The latest victim of the digital age:

I greeted today's news with an instinctive combination of shock, grief, and indignant fury: Polaroid has announced it's ceasing production of its instant film, which will become unavailable after 2009. What will I do when I need more film my trusty Polaroid? What will all those people buying new Polaroids do?

Then it dawned on me: While I took Polaroid photos well into the 1990s, it's been years since I last used my camera...and come to think of it, I have no idea where it is and am not positive I still own it. And reading coverage of the film plant shutdown, I learned that the company stopped making cameras a year ago. I didn't notice at the time, which is probably a sign that I don't really have the right to be livid about the film going away.

My reaction was pretty much the same, if a little milder: Oh, no! This is terrible! Wonder where mine is? Haven't seen it in years.
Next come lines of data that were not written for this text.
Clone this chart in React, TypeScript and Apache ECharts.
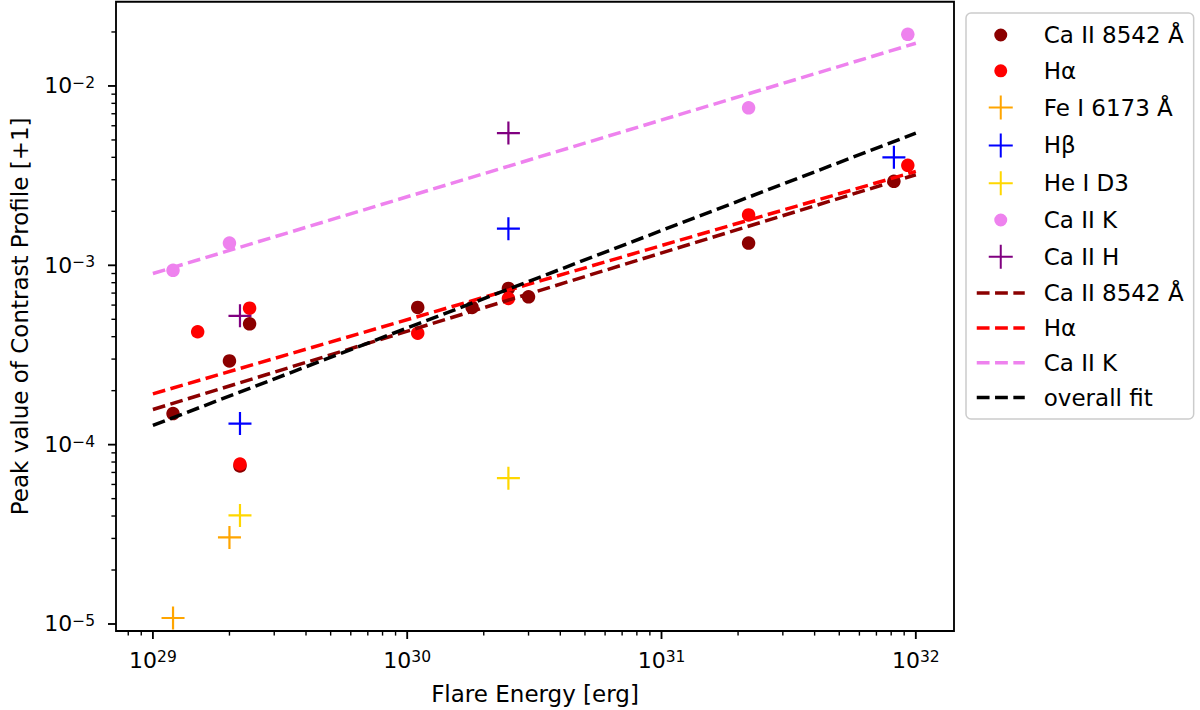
import { useEffect, useRef } from 'react';
import * as echarts from 'echarts';

// ---- data (flare energy [erg], peak contrast) ----
const CA8542_E = [1.2e29, 2.0e29, 2.4e29, 2.2e29, 1.1e30, 1.8e30, 2.5e30, 3.0e30, 2.2e31, 8.2e31];
const CA8542_V = [1.49e-4, 2.93e-4, 4.72e-4, 7.6e-5, 5.82e-4, 5.82e-4, 7.43e-4, 6.67e-4, 1.33e-3, 2.94e-3];

const HA_E = [1.5e29, 2.4e29, 2.2e29, 1.1e30, 2.5e30, 2.2e31, 9.3e31];
const HA_V = [4.26e-4, 5.77e-4, 7.8e-5, 4.18e-4, 6.53e-4, 1.91e-3, 3.61e-3];

const FE_E = [1.2e29, 2.0e29];
const FE_V = [1.08e-5, 3.04e-5];

const HB_E = [2.2e29, 2.5e30, 8.2e31];
const HB_V = [1.31e-4, 1.6e-3, 4.0e-3];

const HE_E = [2.2e29, 2.5e30];
const HE_V = [4.03e-5, 6.5e-5];

const CAK_E = [1.2e29, 2.0e29, 2.2e31, 9.3e31];
const CAK_V = [9.38e-4, 1.33e-3, 7.55e-3, 1.94e-2];

const CAH_E = [2.2e29, 2.5e30];
const CAH_V = [5.23e-4, 5.46e-3];

// fit lines (values at the two ends)
const FIT_E = [1e29, 1e32];
const FIT_CA8542 = [1.57e-4, 3.2e-3];
const FIT_HA = [1.92e-4, 3.34e-3];
const FIT_CAK = [9.0e-4, 1.73e-2];
const FIT_ALL = [1.28e-4, 5.46e-3];

// axes
const X_MIN = 7.16e28;
const X_MAX = 1.413e32;
const Y_MIN = 9.14e-6;
const Y_MAX = 2.95e-2;
const X_MAJOR = [1e29, 1e30, 1e31, 1e32];
const Y_MAJOR = [1e-5, 1e-4, 1e-3, 1e-2];
const X_DECADES = [1e28, 1e29, 1e30, 1e31, 1e32];
const Y_DECADES = [1e-6, 1e-5, 1e-4, 1e-3, 1e-2];
const MINOR_MULT = [2, 3, 4, 5, 6, 7, 8, 9];

const FONT = 'DejaVu Sans';
const PLUS = 'path://M-12,0L12,0M0,-12L0,12';
const CIRCLE_ICON = 'path://M-12,-12M12,12M6.5,0A6.5,6.5,0,1,1,-6.5,0A6.5,6.5,0,1,1,6.5,0Z';

const pair = (xs: number[], ys: number[]) => xs.map((x, i) => [x, ys[i]]);

function minorTicks(decades: number[], lo: number, hi: number) {
  const out: number[] = [];
  decades.forEach((d) => MINOR_MULT.forEach((m) => {
    const v = d * m;
    if (v > lo && v < hi) out.push(v);
  }));
  return out;
}

function supLabel(v: number) {
  const l = Math.log10(v);
  const e = Math.round(l);
  if (Math.abs(l - e) > 1e-6) return '';
  return '10{sup|' + (e < 0 ? '\u2212' + -e : String(e)) + '}';
}

function tickSeries(values: number[], axis: 'x' | 'y', len: number, width: number) {
  return {
    type: 'custom',
    silent: true,
    clip: false,
    z: 10,
    data: values.map((v) => (axis === 'x' ? [v, Y_MIN] : [X_MIN, v])),
    renderItem: (_p: any, api: any) => {
      const p = api.coord([api.value(0), api.value(1)]);
      const shape = axis === 'x'
        ? { x1: p[0], y1: p[1], x2: p[0], y2: p[1] + len }
        : { x1: p[0] - len, y1: p[1], x2: p[0], y2: p[1] };
      return { type: 'line', shape, style: { stroke: '#000', lineWidth: width } };
    },
  };
}

function dotSeries(name: string, xs: number[], ys: number[], color: string) {
  return {
    type: 'scatter', name, data: pair(xs, ys), symbol: 'circle', symbolSize: 13.5,
    itemStyle: { color, opacity: 1 }, silent: true, z: 2,
  };
}

function plusSeries(name: string, xs: number[], ys: number[], color: string) {
  return {
    type: 'scatter', name, data: pair(xs, ys), symbol: PLUS, symbolSize: 23,
    itemStyle: { color, borderColor: color, borderWidth: 2.2, opacity: 1 }, silent: true, z: 2,
  };
}

function fitSeries(name: string, ys: number[], color: string) {
  return {
    type: 'line', name, data: pair(FIT_E, ys), symbol: 'circle', showSymbol: false, silent: true, z: 3,
    color,
    itemStyle: { color },
    lineStyle: { color, width: 3.5, type: [12.8, 5.5] },
  };
}

const axisLabelBase = {
  formatter: supLabel,
  fontSize: 22,
  lineHeight: 22,
  fontFamily: FONT,
  color: '#000',
  showMinLabel: false,
  showMaxLabel: false,
  rich: { sup: { fontSize: 15.5, lineHeight: 12, verticalAlign: 'top', fontFamily: FONT, color: '#000' } },
};

const hiddenSymbol = { itemStyle: { opacity: 0 } };

export default function App() {
  const ref = useRef<HTMLDivElement>(null);
  useEffect(() => {
    document.body.style.margin = '0';
    const chart = echarts.init(ref.current!, undefined, { renderer: 'svg' });
    chart.setOption({
      animation: false,
      backgroundColor: '#fff',
      textStyle: { fontFamily: FONT },
      grid: {
        show: true, left: 106.7, right: 246, top: 1.7, bottom: 77,
        borderColor: '#000', borderWidth: 1.85, backgroundColor: 'transparent',
      },
      xAxis: {
        type: 'log', logBase: 10, min: X_MIN, max: X_MAX,
        axisLine: { show: false }, axisTick: { show: false }, splitLine: { show: false },
        axisLabel: { ...axisLabelBase, margin: 18 },
        name: 'Flare Energy [erg]', nameLocation: 'middle', nameGap: 51,
        nameTextStyle: { fontSize: 23, fontFamily: FONT, color: '#000' },
      },
      yAxis: {
        type: 'log', logBase: 10, min: Y_MIN, max: Y_MAX,
        axisLine: { show: false }, axisTick: { show: false }, splitLine: { show: false },
        axisLabel: { ...axisLabelBase, margin: 21 },
        name: 'Peak value of Contrast Profile [+1]', nameLocation: 'middle', nameGap: 85, nameRotate: 90,
        nameTextStyle: { fontSize: 23, fontFamily: FONT, color: '#000' },
      },
      legend: {
        orient: 'vertical', left: 966, top: 13,
        itemWidth: 48, itemHeight: 24, itemGap: 11.8,
        padding: [10, 10, 10, 9],
        backgroundColor: 'rgba(255,255,255,0.8)', borderColor: '#cccccc', borderWidth: 1.5, borderRadius: 5,
        symbolKeepAspect: true,
        selectedMode: false,
        textStyle: { fontSize: 23, fontFamily: FONT, color: '#000', padding: [0, 0, 0, 14] },
        lineStyle: { width: 3.5 },
        formatter: (n: string) => n.replace(/^fit:/, ''),
        data: [
          { name: 'Ca II 8542 Å', icon: CIRCLE_ICON },
          { name: 'Hα', icon: CIRCLE_ICON },
          { name: 'Fe I 6173 Å' },
          { name: 'Hβ' },
          { name: 'He I D3' },
          { name: 'Ca II K', icon: CIRCLE_ICON },
          { name: 'Ca II H' },
          { name: 'fit:Ca II 8542 Å', ...hiddenSymbol },
          { name: 'fit:Hα', ...hiddenSymbol },
          { name: 'fit:Ca II K', ...hiddenSymbol },
          { name: 'overall fit', ...hiddenSymbol },
        ],
      },
      series: [
        dotSeries('Ca II 8542 Å', CA8542_E, CA8542_V, '#8b0000'),
        dotSeries('Hα', HA_E, HA_V, '#ff0000'),
        plusSeries('Fe I 6173 Å', FE_E, FE_V, '#ffa500'),
        plusSeries('Hβ', HB_E, HB_V, '#0000ff'),
        plusSeries('He I D3', HE_E, HE_V, '#ffd700'),
        dotSeries('Ca II K', CAK_E, CAK_V, '#ee82ee'),
        plusSeries('Ca II H', CAH_E, CAH_V, '#800080'),
        fitSeries('fit:Ca II 8542 Å', FIT_CA8542, '#8b0000'),
        fitSeries('fit:Hα', FIT_HA, '#ff0000'),
        fitSeries('fit:Ca II K', FIT_CAK, '#ee82ee'),
        fitSeries('overall fit', FIT_ALL, '#000000'),
        tickSeries(X_MAJOR, 'x', 8, 1.85),
        tickSeries(minorTicks(X_DECADES, X_MIN, X_MAX), 'x', 4.6, 1.4),
        tickSeries(Y_MAJOR, 'y', 8, 1.85),
        tickSeries(minorTicks(Y_DECADES, Y_MIN, Y_MAX), 'y', 4.6, 1.4),
      ],
    });
    return () => chart.dispose();
  }, []);
  return <div ref={ref} style={{ position: 'fixed', left: 0, top: 0, width: 1200, height: 710 }} />;
}
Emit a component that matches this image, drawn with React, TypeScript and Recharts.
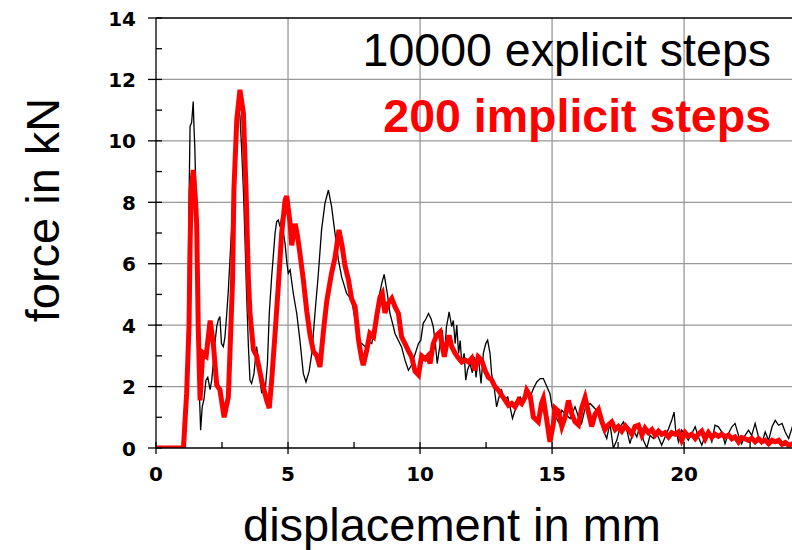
import React from 'react';
import { LineChart, Line, XAxis, YAxis, CartesianGrid, ReferenceLine } from 'recharts';

// 10000 explicit steps (black)
const explicitDisp = [
  0, 1.1, 1.2, 1.25, 1.29, 1.35, 1.41, 1.44, 1.47, 1.5,
  1.54, 1.57, 1.6, 1.67, 1.69, 1.75, 1.82, 1.89, 1.96, 2.05,
  2.11, 2.17, 2.23, 2.3, 2.36, 2.42, 2.48, 2.55, 2.61, 2.68,
  2.74, 2.8, 2.86, 2.92, 2.99, 3.06, 3.12, 3.18, 3.24, 3.31,
  3.37, 3.43, 3.5, 3.56, 3.62, 3.71, 3.81, 3.87, 3.94, 4.0,
  4.13, 4.22, 4.29, 4.38, 4.44, 4.51, 4.57, 4.63, 4.7, 4.76,
  4.83, 4.89, 4.96, 5.01, 5.08, 5.2, 5.33, 5.45, 5.58, 5.68,
  5.8, 5.9, 6.02, 6.15, 6.27, 6.4, 6.53, 6.65, 6.78, 6.91,
  7.03, 7.22, 7.41, 7.54, 7.67, 7.79, 7.92, 8.05, 8.17, 8.3,
  8.42, 8.55, 8.64, 8.76, 8.86, 8.99, 9.05, 9.18, 9.3, 9.43,
  9.56, 9.68, 9.81, 9.94, 10.03, 10.12, 10.22, 10.32, 10.42, 10.5,
  10.58, 10.65, 10.76, 10.84, 10.92, 11.0, 11.07, 11.1, 11.2, 11.26,
  11.33, 11.39, 11.46, 11.52, 11.58, 11.67, 11.73, 11.8, 11.89, 11.98,
  12.06, 12.12, 12.21, 12.31, 12.4, 12.49, 12.56, 12.65, 12.71, 12.82,
  12.9, 12.99, 13.09, 13.2, 13.32, 13.41, 13.5, 13.6, 13.69, 13.79,
  13.92, 14.04, 14.17, 14.29, 14.42, 14.55, 14.67, 14.8, 14.92, 15.0,
  15.11, 15.24, 15.37, 15.49, 15.68, 15.87, 16.0, 16.12, 16.25, 16.44,
  16.63, 16.82, 16.94, 17.07, 17.19, 17.32, 17.45, 17.58, 17.7, 17.83,
  17.95, 18.08, 18.21, 18.33, 18.46, 18.59, 18.71, 18.84, 18.97, 19.15,
  19.28, 19.41, 19.53, 19.62, 19.68, 19.79, 19.91, 20.04, 20.16, 20.29,
  20.42, 20.54, 20.67, 20.8, 20.92, 21.05, 21.17, 21.3, 21.43, 21.55,
  21.68, 21.81, 21.93, 22.06, 22.18, 22.31, 22.44, 22.56, 22.69, 22.82,
  22.94, 23.07, 23.2, 23.33, 23.45, 23.58, 23.71, 23.83, 23.96, 24.1,
  24.2,
];
const explicitForce = [
  0, 0, 3.0, 8.0, 10.47, 10.6, 11.28, 10.4, 9.8, 8.7,
  6.55, 4.4, 2.75, 1.12, 0.58, 1.34, 1.6, 2.2, 2.3, 1.9,
  2.2, 2.75, 3.4, 3.95, 4.17, 4.28, 3.4, 3.3, 3.6, 4.38,
  5.14, 6.12, 7.1, 8.5, 9.6, 10.68, 11.2, 10.8, 9.8, 8.4,
  6.8, 5.03, 3.3, 2.2, 2.1, 2.42, 3.3, 2.9, 2.2, 1.8,
  1.83, 2.75, 4.38, 5.57, 6.23, 7.0, 7.37, 7.42, 7.2, 7.5,
  7.0, 6.63, 6.0, 5.69, 5.8, 5.03, 4.38, 3.51, 2.42, 2.15,
  2.5, 3.08, 4.38, 5.69, 7.1, 7.97, 8.4, 7.86, 6.99, 6.12,
  5.57, 5.03, 4.82, 4.16, 3.51, 3.4, 3.3, 3.45, 3.4, 3.95,
  4.82, 5.36, 5.65, 5.03, 4.38, 3.95, 3.73, 3.5, 3.29, 2.86,
  2.53, 2.7, 3.05, 3.4, 3.51, 4.06, 4.2, 4.38, 4.2, 3.95,
  3.4, 2.75, 3.4, 3.84, 2.97, 3.95, 4.27, 4.43, 3.95, 4.15,
  3.4, 4.0, 3.08, 3.5, 2.75, 3.08, 2.21, 2.55, 2.75, 2.45,
  2.97, 2.3, 2.97, 2.1, 3.1, 3.4, 3.51, 3.08, 2.42, 1.88,
  1.34, 1.66, 1.88, 1.56, 1.66, 1.34, 0.96, 1.23, 1.56, 1.66,
  1.45, 1.88, 1.66, 1.93, 2.15, 2.26, 2.26, 2.0, 1.77, 1.34,
  1.07, 0.85, 1.23, 1.12, 0.96, 1.34, 1.01, 0.8, 1.28, 1.45,
  1.28, 1.01, 0.58, 0.31, 0.8, 0, 0.25, 0.69, 0.85, 0.58,
  0.14, 0.58, 0.36, 0.74, 0.25, 0, 0.41, 0.31, 0.47, 0.09,
  0.36, 0.63, 0.9, 1.17, 0.58, 0.2, 0.58, 0.41, 0.25, 0.47,
  0.69, 0.36, 0.09, 0.41, 0.52, 0.2, 0.74, 0.69, 0.52, 0.14,
  0.47, 0.69, 0.8, 0.41, 0.14, 0.41, 0.58, 0.41, 0.8, 0.36,
  0.14, 0.52, 0.25, 0.69, 0.9, 0.74, 0.8, 0.52, 0.31, 0.69,
  0.4,
];

// 200 implicit steps (red)
const implicitDisp = [
  0, 1.04, 1.1, 1.16, 1.25, 1.29, 1.33, 1.41, 1.5, 1.54,
  1.6, 1.67, 1.72, 1.77, 1.9, 2.05, 2.17, 2.3, 2.42, 2.58,
  2.74, 2.8, 2.9, 2.95, 3.06, 3.18, 3.31, 3.41, 3.5, 3.56,
  3.69, 3.81, 4.0, 4.19, 4.29, 4.38, 4.51, 4.63, 4.76, 4.89,
  4.95, 5.08, 5.14, 5.27, 5.36, 5.45, 5.58, 5.71, 5.83, 5.96,
  6.09, 6.21, 6.34, 6.47, 6.65, 6.78, 6.84, 6.93, 7.05, 7.16,
  7.29, 7.41, 7.54, 7.67, 7.79, 7.85, 7.98, 8.1, 8.24, 8.36,
  8.48, 8.57, 8.67, 8.79, 8.93, 9.05, 9.18, 9.3, 9.43, 9.55,
  9.68, 9.81, 9.94, 10.06, 10.2, 10.3, 10.38, 10.5, 10.63, 10.76,
  10.84, 10.92, 11.0, 11.1, 11.2, 11.33, 11.46, 11.58, 11.71, 11.84,
  11.96, 12.08, 12.2, 12.33, 12.46, 12.59, 12.71, 12.84, 12.97, 13.09,
  13.22, 13.35, 13.47, 13.6, 13.73, 13.85, 13.98, 14.04, 14.17, 14.29,
  14.48, 14.6, 14.67, 14.8, 14.92, 15.05, 15.11, 15.24, 15.37, 15.49,
  15.62, 15.75, 15.87, 16.0, 16.12, 16.25, 16.38, 16.5, 16.63, 16.76,
  16.89, 17.0, 17.13, 17.26, 17.39, 17.51, 17.64, 17.77, 17.89, 18.02,
  18.14, 18.27, 18.4, 18.52, 18.65, 18.78, 18.9, 19.03, 19.15, 19.28,
  19.41, 19.53, 19.66, 19.79, 19.91, 20.04, 20.16, 20.29, 20.42, 20.54,
  20.67, 20.8, 20.92, 21.05, 21.17, 21.3, 21.43, 21.55, 21.68, 21.81,
  21.93, 22.06, 22.18, 22.31, 22.44, 22.56, 22.69, 22.82, 22.94, 23.07,
  23.2, 23.33, 23.45, 23.58, 23.71, 23.83, 23.96, 24.1, 24.2,
];
const implicitForce = [
  0, 0, 0.9, 1.77, 3.95, 6.55, 8.4, 9.05, 8.0, 7.3,
  3.95, 1.55, 2.4, 3.1, 3.0, 4.15, 3.4, 2.05, 1.9, 1.0,
  1.66, 3.1, 5.47, 8.4, 10.7, 11.66, 10.9, 8.4, 5.47, 4.4,
  3.2, 3.0, 2.2, 1.55, 1.3, 2.2, 3.74, 5.25, 7.0, 8.07,
  8.2, 7.3, 6.6, 7.3, 6.9, 6.34, 5.47, 4.45, 3.7, 3.15,
  3.0, 2.64, 3.8, 4.8, 5.7, 6.2, 6.56, 7.1, 6.56, 5.92,
  5.47, 4.85, 4.6, 3.51, 2.9, 2.7, 3.18, 3.73, 3.62, 4.3,
  4.9, 5.03, 4.4, 4.7, 4.87, 4.6, 4.38, 3.62, 3.4, 3.18,
  2.97, 2.5, 2.38, 3.0, 2.9, 3.0, 2.75, 3.4, 3.67, 3.78,
  3.3, 2.97, 3.35, 3.67, 3.3, 3.08, 2.92, 2.8, 2.86, 2.8,
  2.92, 2.53, 2.97, 2.86, 2.53, 2.3, 2.22, 1.99, 1.88, 1.72,
  1.56, 1.39, 1.45, 1.34, 1.56, 1.45, 1.66, 1.88, 1.7, 1.01,
  0.85, 1.45, 1.61, 0.9, 0.2, 0.8, 1.3, 1.2, 0.7, 1.0,
  1.55, 1.1, 0.85, 0.75, 1.3, 1.64, 1.15, 0.7, 1.1, 1.25,
  0.85, 0.6, 0.75, 0.85, 0.6, 0.7, 0.55, 0.72, 0.6, 0.45,
  0.7, 0.74, 0.42, 0.65, 0.5, 0.6, 0.42, 0.55, 0.45, 0.5,
  0.36, 0.5, 0.45, 0.52, 0.25, 0.5, 0.38, 0.45, 0.31, 0.45,
  0.55, 0.3, 0.5, 0.35, 0.45, 0.38, 0.45, 0.36, 0.42, 0.3,
  0.36, 0.2, 0.34, 0.3, 0.25, 0.32, 0.2, 0.3, 0.2, 0.25,
  0.14, 0.25, 0.2, 0.25, 0.12, 0.18, 0.09, 0.14, 0.12,
];

const xTicks = [0, 2.5, 5, 7.5, 10, 12.5, 15, 17.5, 20, 22.5];
const xLabelTicks = [0, 5, 10, 15, 20];
const yTicks = [0, 1, 2, 3, 4, 5, 6, 7, 8, 9, 10, 11, 12, 13, 14];
const yLabelTicks = [0, 2, 4, 6, 8, 10, 12, 14];
const gridX = [5, 10, 15, 20];
const gridY = [2, 4, 6, 8, 10, 12];

const explicitLabel = '10000 explicit steps';
const implicitLabel = '200 implicit steps';
const xTitle = 'displacement in mm';
const yTitle = 'force in kN';

const explicitData = explicitDisp.map((d, i) => ({ x: d, f: explicitForce[i] }));
const implicitData = implicitDisp.map((d, i) => ({ x: d, f: implicitForce[i] }));

const tickFont = { fontFamily: 'DejaVu Sans', fontWeight: 'bold' as const, fontSize: 20 };

const XTick = (props: any) => {
  const { x, y, payload } = props;
  const v = payload.value;
  const major = xLabelTicks.includes(v);
  return (
    <g>
      {major ? (
        <line x1={x} x2={x} y1={y - 6} y2={y + 6} stroke="#000" strokeWidth={1.3} />
      ) : (
        <line x1={x} x2={x} y1={y} y2={y - 6} stroke="#000" strokeWidth={1.3} />
      )}
      {major && (
        <text x={x} y={y + 33} textAnchor="middle" fill="#000" {...tickFont}>
          {v}
        </text>
      )}
    </g>
  );
};

const YTick = (props: any) => {
  const { x, y, payload } = props;
  const v = payload.value;
  const major = yLabelTicks.includes(v);
  return (
    <g>
      {major ? (
        <line x1={x - 8} x2={x + 6} y1={y} y2={y} stroke="#000" strokeWidth={1.3} />
      ) : (
        <line x1={x} x2={x + 6} y1={y} y2={y} stroke="#000" strokeWidth={1.3} />
      )}
      {major && (
        <text x={x - 20} y={y + 7.5} textAnchor="end" fill="#000" {...tickFont}>
          {v}
        </text>
      )}
    </g>
  );
};

export default function App() {
  return (
    <div style={{ position: 'absolute', left: 0, top: 0, width: 792, height: 550, overflow: 'hidden', background: '#fff' }}>
      <LineChart width={800} height={550} margin={{ top: 18, right: 5, bottom: 72, left: 96 }}>
        <CartesianGrid
          horizontalValues={gridY}
          verticalValues={gridX}
          stroke="#999"
          strokeWidth={1.3}
        />
        <XAxis
          type="number"
          dataKey="x"
          domain={[0, 24.2]}
          ticks={xTicks}
          interval={0}
          height={30}
          tickSize={0}
          tickMargin={0}
          tickLine={false}
          axisLine={{ stroke: '#000', strokeWidth: 1.3 }}
          tick={<XTick />}
          allowDataOverflow
        />
        <YAxis
          type="number"
          domain={[0, 14]}
          ticks={yTicks}
          interval={0}
          width={60}
          tickSize={0}
          tickMargin={0}
          tickLine={false}
          axisLine={{ stroke: '#000', strokeWidth: 1.3 }}
          tick={<YTick />}
          allowDataOverflow
        />
        <ReferenceLine y={14} stroke="#000" strokeWidth={1.3} />
        <Line
          data={explicitData}
          dataKey="f"
          type="linear"
          stroke="#000"
          strokeWidth={1.3}
          dot={false}
          activeDot={false}
          isAnimationActive={false}
        />
        <Line
          data={implicitData}
          dataKey="f"
          type="linear"
          stroke="#ff0000"
          strokeWidth={5}
          dot={false}
          activeDot={false}
          isAnimationActive={false}
        />
      </LineChart>
      <svg
        width={792}
        height={550}
        style={{ position: 'absolute', left: 0, top: 0, pointerEvents: 'none' }}
      >
        <text x={771} y={66} textAnchor="end" fontFamily="Liberation Sans" fontSize={46.5} fill="#000">
          {explicitLabel}
        </text>
        <text x={771} y={132} textAnchor="end" fontFamily="Liberation Sans" fontWeight="bold" fontSize={46.5} fill="#ff0000">
          {implicitLabel}
        </text>
        <text x={452} y={541} textAnchor="middle" fontFamily="Liberation Sans" fontSize={47} fill="#000">
          {xTitle}
        </text>
        <text
          transform="translate(59,210) rotate(-90)"
          textAnchor="middle"
          fontFamily="Liberation Sans"
          fontSize={47}
          fill="#000"
        >
          {yTitle}
        </text>
      </svg>
    </div>
  );
}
It's hard to overstate just how much fun it was to use a Polaroid for the first time. Yeah, they were crappy little photos, but we could see them immediately instead of taking the film someplace and waiting a few days to see how crappy they were. We accept all sorts of miraculous things as routine these days -- being able to talk to anybody from anywhere without benefit of a landline, for example, and being able to carry the biggest library in the world around in our laptop. There was a time, though, when we were awed by the magic and overwhelmed by the magic that might be just around the corner. I miss that.